Oceans Apart
West Tisbury, MA
I’m sitting on an island in the Atlantic Ocean in the middle of one of the great sea lanes. The coastal waters of New England abound with every sort of craft from mini jet skis to gargantuan tankers and container ships.This being the U.S., most of that maritime traffic flies the American flag.
Imagine, then, the Russian navy showing up in these waters. Imagine Russian aircraft testing our defenses by flying straight at our shores. Imagine Russian warships tailing our naval vessels and their jets buzzing our planes. Imagine Russian war games off Cape Cod.
Now imagine that Moscow declared that the reason for its military activity along the U.S. coast was to ensure freedom of the seas. Or put another way, to protect American trade with the rest of the world.
Once we stopped laughing, we’d be in a panic and likely on the verge of war with the Russkies. Pols and pundits would be demanding the we forcefully counter such an obvious threat.
At the moment, our navy is carrying out some of the same maneuvers off Russia in the Baltic and Black Seas that we just imagined that Moscow was up to on our coast.
The Russkies are not panicking about us, though. They’re used to it.

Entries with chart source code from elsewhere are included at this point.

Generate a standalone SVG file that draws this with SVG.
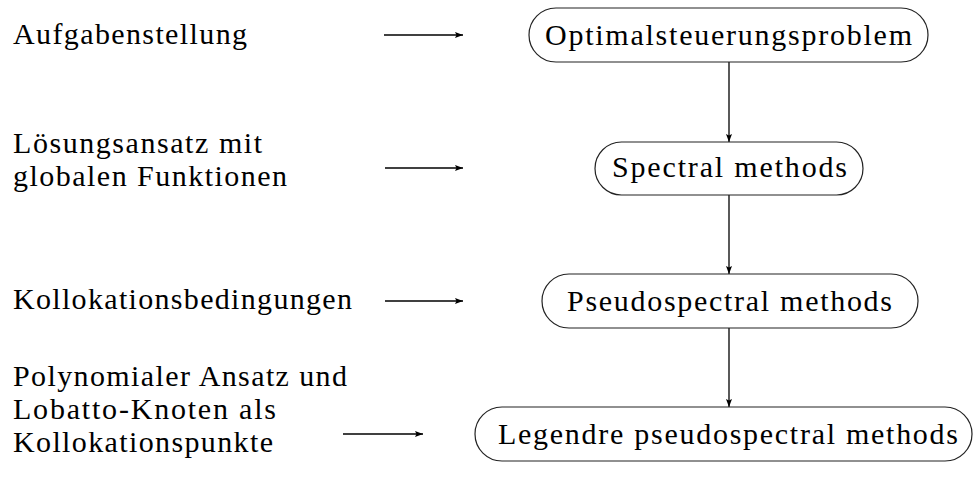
<svg xmlns="http://www.w3.org/2000/svg" width="973" height="478" viewBox="0 0 973 478">
<style>
.box{fill:#fff;stroke:#222;stroke-width:1.2}
.t{font-size:30px;fill:#000}
.c{text-anchor:middle}
.ln{stroke:#000;stroke-width:1.3;fill:none;marker-end:url(#ah)}
</style>
<defs>
<marker id="ah" markerUnits="userSpaceOnUse" markerWidth="9" markerHeight="7" refX="8" refY="3" orient="auto">
<path d="M0,0 L8,3 L0,6 L1.5,3 z" fill="#000"/>
</marker>
</defs>
<g id="connectors">
<line class="ln" x1="384" y1="35" x2="463" y2="35"/>
<line class="ln" x1="385" y1="168" x2="463" y2="168"/>
<line class="ln" x1="385" y1="301" x2="463" y2="301"/>
<line class="ln" x1="343" y1="434" x2="423" y2="434"/>
<line class="ln" x1="729" y1="62" x2="729" y2="142"/>
<line class="ln" x1="729" y1="195" x2="729" y2="274"/>
<line class="ln" x1="729" y1="328" x2="729" y2="407"/>
</g>
<g font-family="Liberation Serif, DejaVu Serif, serif">
<g id="label1"><text class="t" x="13" y="44" textLength="234">Aufgabenstellung</text></g>
<g id="label2">
<text class="t" x="13" y="153" textLength="249">Lösungsansatz mit</text>
<text class="t" x="13" y="186" textLength="274">globalen Funktionen</text>
</g>
<g id="label3"><text class="t" x="13" y="309" textLength="339">Kollokationsbedingungen</text></g>
<g id="label4">
<text class="t" x="13" y="386" textLength="334">Polynomialer Ansatz und</text>
<text class="t" x="13" y="419" textLength="263">Lobatto-Knoten als</text>
<text class="t" x="13" y="452" textLength="260">Kollokationspunkte</text>
</g>
<g id="node1">
<rect class="box" x="529" y="8" width="399" height="54" rx="27"/>
<text class="t c" x="728.5" y="45" textLength="367">Optimalsteuerungsproblem</text>
</g>
<g id="node2">
<rect class="box" x="595" y="142" width="268" height="53" rx="26.5"/>
<text class="t c" x="729.5" y="177" textLength="235">Spectral methods</text>
</g>
<g id="node3">
<rect class="box" x="542" y="274" width="376" height="54" rx="27"/>
<text class="t c" x="729.5" y="311" textLength="325">Pseudospectral methods</text>
</g>
<g id="node4">
<rect class="box" x="475" y="407" width="497" height="54" rx="27"/>
<text class="t c" x="728" y="444" textLength="460">Legendre pseudospectral methods</text>
</g>
</g>
</svg>
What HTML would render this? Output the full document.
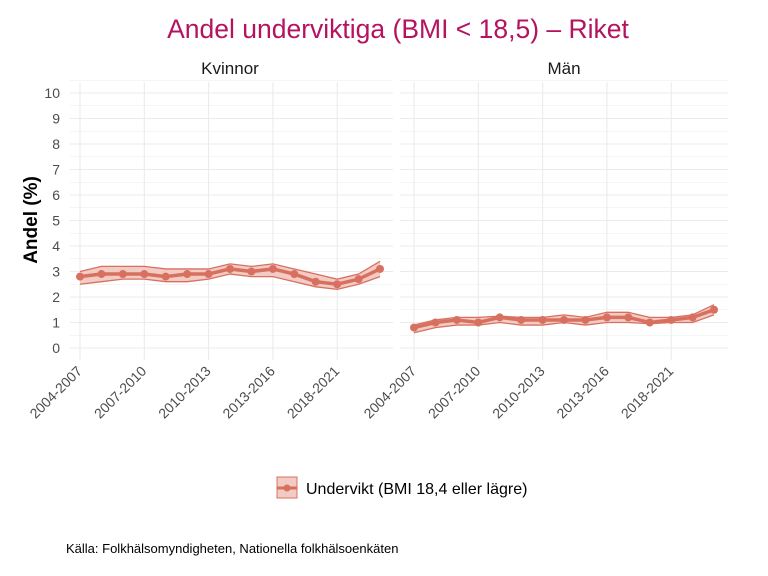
<!DOCTYPE html>
<html><head><meta charset="utf-8"><style>
body{margin:0;background:#fff;}
svg{display:block;font-family:"Liberation Sans",sans-serif;}
</style></head><body>
<svg id="s" width="768" height="576" xmlns="http://www.w3.org/2000/svg">
<rect width="768" height="576" fill="#fff"/>
<text x="398" y="38" text-anchor="middle" font-size="26.5" fill="#b5135f">Andel underviktiga (BMI &lt; 18,5) – Riket</text>
<text x="230" y="74" text-anchor="middle" font-size="17" fill="#1a1a1a">Kvinnor</text>
<text x="564" y="74" text-anchor="middle" font-size="17" fill="#1a1a1a">Män</text>
<text transform="translate(37,220) rotate(-90)" text-anchor="middle" font-size="19" font-weight="bold" fill="#000">Andel (%)</text>
<g id="g"></g>
<rect x="277" y="477" width="20" height="21" fill="#f2cbc4" stroke="#d87060" stroke-width="1"/>
<line x1="277" y1="488" x2="297" y2="488" stroke="#d87060" stroke-width="3"/>
<circle cx="287" cy="488" r="3.5" fill="#d87060"/>
<text x="306" y="494" font-size="16" fill="#000">Undervikt (BMI 18,4 eller lägre)</text>
<text x="66" y="553" font-size="13" fill="#000">Källa: Folkhälsomyndigheten, Nationella folkhälsoenkäten</text>
</svg>
<script>
const g=document.getElementById('g');let h='';
const Y=v=>348-v*25.5;
const panels=[{x0:70,x1:393,off:0},{x0:400,x1:728,off:334}];
const labs=['2004-2007','2007-2010','2010-2013','2013-2016','2018-2021'];
for(const p of panels){
 for(let v=0;v<=10.5;v+=0.5){const y=Y(v);h+=`<line x1="${p.x0}" x2="${p.x1}" y1="${y}" y2="${y}" stroke="#ebebeb" stroke-width="${v%1?0.6:1.1}"/>`;}
 for(let i=0;i<5;i++){const x=80+p.off+i*64.3;h+=`<line x1="${x}" x2="${x}" y1="82" y2="360" stroke="#ebebeb" stroke-width="1.1"/>`;
  h+=`<text transform="translate(${x+3},${372}) rotate(-45)" text-anchor="end" font-size="14" fill="#4d4d4d">${labs[i]}</text>`;}
}
for(let v=0;v<=10;v++)h+=`<text x="60" y="${Y(v)+5}" text-anchor="end" font-size="14" fill="#4d4d4d">${v}</text>`;
const series=[
 {off:0,v:[2.8,2.9,2.9,2.9,2.8,2.9,2.9,3.1,3.0,3.1,2.9,2.6,2.5,2.7,3.1],
  u:[3.0,3.2,3.2,3.2,3.1,3.1,3.1,3.3,3.2,3.3,3.1,2.9,2.7,2.9,3.4],
  l:[2.5,2.6,2.7,2.7,2.6,2.6,2.7,2.9,2.8,2.8,2.6,2.4,2.3,2.5,2.8]},
 {off:334,v:[0.8,1.0,1.1,1.0,1.2,1.1,1.1,1.1,1.1,1.2,1.2,1.0,1.1,1.2,1.5],
  u:[0.9,1.1,1.2,1.2,1.25,1.2,1.2,1.3,1.2,1.4,1.4,1.2,1.2,1.3,1.7],
  l:[0.6,0.8,0.9,0.9,1.0,0.9,0.9,1.0,0.9,1.0,1.0,0.95,1.0,1.0,1.3]}];
for(const s of series){
 const X=i=>80+s.off+i*21.43;
 const up=s.u.map((v,i)=>`${X(i)},${Y(v)}`),lo=s.l.map((v,i)=>`${X(i)},${Y(v)}`);
 h+=`<polygon points="${up.join(' ')} ${lo.slice().reverse().join(' ')}" fill="#f2cbc4"/>`;
 h+=`<polyline points="${up.join(' ')}" fill="none" stroke="#d87060" stroke-width="1.3"/>`;
 h+=`<polyline points="${lo.join(' ')}" fill="none" stroke="#d87060" stroke-width="1.3"/>`;
 h+=`<polyline points="${s.v.map((v,i)=>`${X(i)},${Y(v)}`).join(' ')}" fill="none" stroke="#d87060" stroke-width="3.5"/>`;
 s.v.forEach((v,i)=>h+=`<circle cx="${X(i)}" cy="${Y(v)}" r="4" fill="#d87060"/>`);
}
g.innerHTML=h;
</script>
</body></html>
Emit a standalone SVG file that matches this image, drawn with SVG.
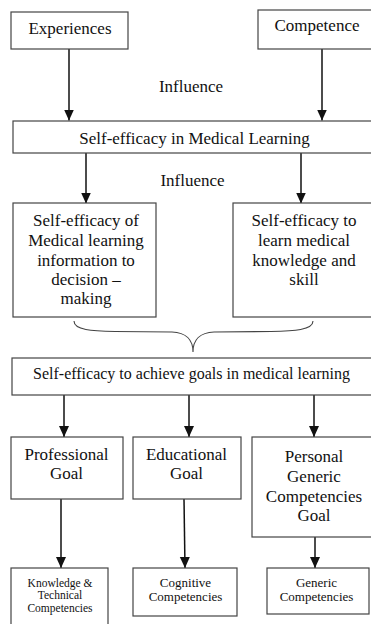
<svg xmlns="http://www.w3.org/2000/svg" width="371" height="624" viewBox="0 0 371 624">
<style>
.box{fill:#fff;stroke:#444;stroke-width:1.2}
.t{font-family:'Liberation Serif',serif;fill:#111;text-anchor:middle}
.f17{font-size:17px}
.f16{font-size:16px}
.f13{font-size:13px}
.f11{font-size:11.5px}
.c{stroke:#111;stroke-width:1.5;fill:none}
</style>
<defs>
<marker id="ah" markerUnits="userSpaceOnUse" markerWidth="12" markerHeight="12" viewBox="0 0 12 12" refX="11" refY="6" orient="auto">
<path d="M0,1 L11,6 L0,11 Z" fill="#111"/>
</marker>
</defs>
<rect width="371" height="624" fill="#fff"/>
<g id="connectors">
<line class="c" x1="69" y1="49" x2="69" y2="120.5" marker-end="url(#ah)"/>
<line class="c" x1="322" y1="49" x2="322" y2="120.5" marker-end="url(#ah)"/>
<line class="c" x1="86" y1="153" x2="86" y2="203.5" marker-end="url(#ah)"/>
<line class="c" x1="301" y1="153" x2="301" y2="203.5" marker-end="url(#ah)"/>
<line class="c" x1="64" y1="395" x2="64" y2="437" marker-end="url(#ah)"/>
<line class="c" x1="189" y1="395" x2="189" y2="437" marker-end="url(#ah)"/>
<line class="c" x1="314" y1="395" x2="314" y2="437" marker-end="url(#ah)"/>
<line class="c" x1="61" y1="499" x2="61" y2="568" marker-end="url(#ah)"/>
<line class="c" x1="184" y1="499" x2="185" y2="568" marker-end="url(#ah)"/>
<line class="c" x1="315" y1="537" x2="315" y2="568" marker-end="url(#ah)"/>
<path d="M74,321 C74,330 92,331 115,331.5 L172,332 C186,332.5 193,340 193,352 C193,340 200,332.5 214,332 L271,331.5 C294,331 313,330 313,321" stroke="#444" stroke-width="1.1" fill="none"/>
<text class="t f17" x="191" y="92">Influence</text>
<text class="t f17" x="192.5" y="186">Influence</text>
</g>
<g id="experiences">
<rect class="box" x="11" y="12" width="117" height="37"/>
<text class="t f17" x="70" y="34">Experiences</text>
</g>
<g id="competence">
<rect class="box" x="258" y="10" width="118" height="39"/>
<text class="t f17" x="317" y="31">Competence</text>
</g>
<g id="sem">
<rect class="box" x="13" y="121" width="362" height="32"/>
<text class="t f17" x="194.5" y="144">Self-efficacy in Medical Learning</text>
</g>
<g id="info">
<rect class="box" x="13" y="203" width="143" height="114"/>
<text class="t f17" x="86" y="226">Self-efficacy of</text>
<text class="t f17" x="86" y="246">Medical learning</text>
<text class="t f17" x="86" y="266">information to</text>
<text class="t f17" x="86" y="285">decision –</text>
<text class="t f17" x="86" y="304">making</text>
</g>
<g id="knowledge">
<rect class="box" x="233" y="203" width="142" height="114"/>
<text class="t f17" x="304" y="226">Self-efficacy to</text>
<text class="t f17" x="304" y="246">learn medical</text>
<text class="t f17" x="304" y="266">knowledge and</text>
<text class="t f17" x="304" y="285">skill</text>
</g>
<g id="goals">
<rect class="box" x="12" y="358" width="363" height="37"/>
<text class="t f16" x="191.5" y="379">Self-efficacy to achieve goals in medical learning</text>
</g>
<g id="professional">
<rect class="box" x="11" y="437" width="112" height="62"/>
<text class="t f17" x="66.5" y="460">Professional</text>
<text class="t f17" x="66.5" y="479">Goal</text>
</g>
<g id="educational">
<rect class="box" x="133" y="437" width="108" height="62"/>
<text class="t f17" x="186.5" y="460">Educational</text>
<text class="t f17" x="186.5" y="479">Goal</text>
</g>
<g id="personal">
<rect class="box" x="252" y="437" width="123" height="100"/>
<text class="t f17" x="314" y="462">Personal</text>
<text class="t f17" x="314" y="482">Generic</text>
<text class="t f17" x="314" y="502">Competencies</text>
<text class="t f17" x="314" y="521">Goal</text>
</g>
<g id="ktc">
<rect class="box" x="11" y="568" width="97" height="60"/>
<text class="t f11" x="60" y="586.5">Knowledge &amp;</text>
<text class="t f11" x="60" y="599">Technical</text>
<text class="t f11" x="60" y="611.5">Competencies</text>
</g>
<g id="cognitive">
<rect class="box" x="133" y="568" width="104" height="48"/>
<text class="t f13" x="185.5" y="587">Cognitive</text>
<text class="t f13" x="185.5" y="601">Competencies</text>
</g>
<g id="generic">
<rect class="box" x="267" y="568" width="102" height="46"/>
<text class="t f13" x="316.5" y="587">Generic</text>
<text class="t f13" x="316.5" y="601">Competencies</text>
</g>
</svg>
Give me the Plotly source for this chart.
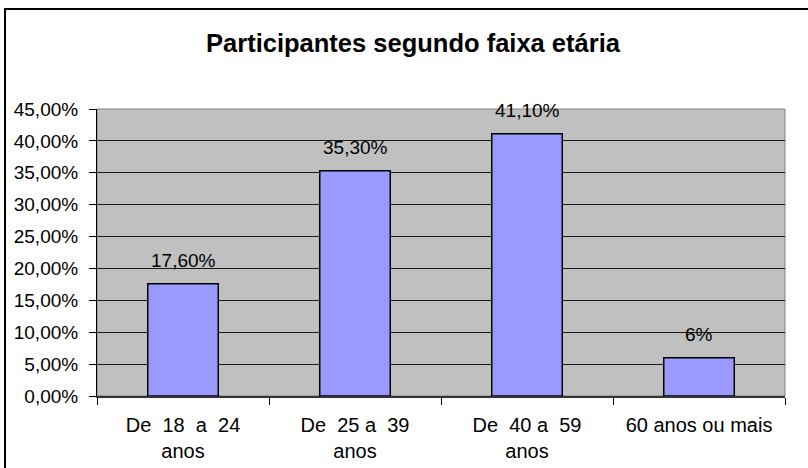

From 1918, Russia, first under communism and for the last 25 years under capitalism, has had to deal with U.S. attempts to weaken and/or overthrow its government.
This began with the now unremembered outright U.S.military invasions in 1918-19 in Russia’s far north at Archangel and far east at Vladivostok. Except for a short period of cooperation during World War II, U.S. policy towards Russia has been relentlessly hostile. The ostensible reason was that our democratic country was somehow obliged to oppose Russia’s dictatorship. But that argument didn’t hold water considering that Washington has spawned and succored countless tyrannies around the world.
A truer explanation is that longtime U.S, policy calls for “full spectrum dominance” of the non-American 95 percent of the globe. Big, independent-minded countries like Russia, China, Brazil and Iran stand in the way of that policy. Hence Washington treats them as disobedient.
That means co-opting or overthrowing them politically, punishing them economically and intimidating them militarily. In other words, our navy is not provocatively maneuvering off the Russian, Chinese and Iranian coasts to ensure free and unhindered passage for Russian, Chinese and Iranian vessels or those of any other country. They’re there on an enduring mission: to expand and enforce the American empire, or what’s more politely known as our ‘global leadership.’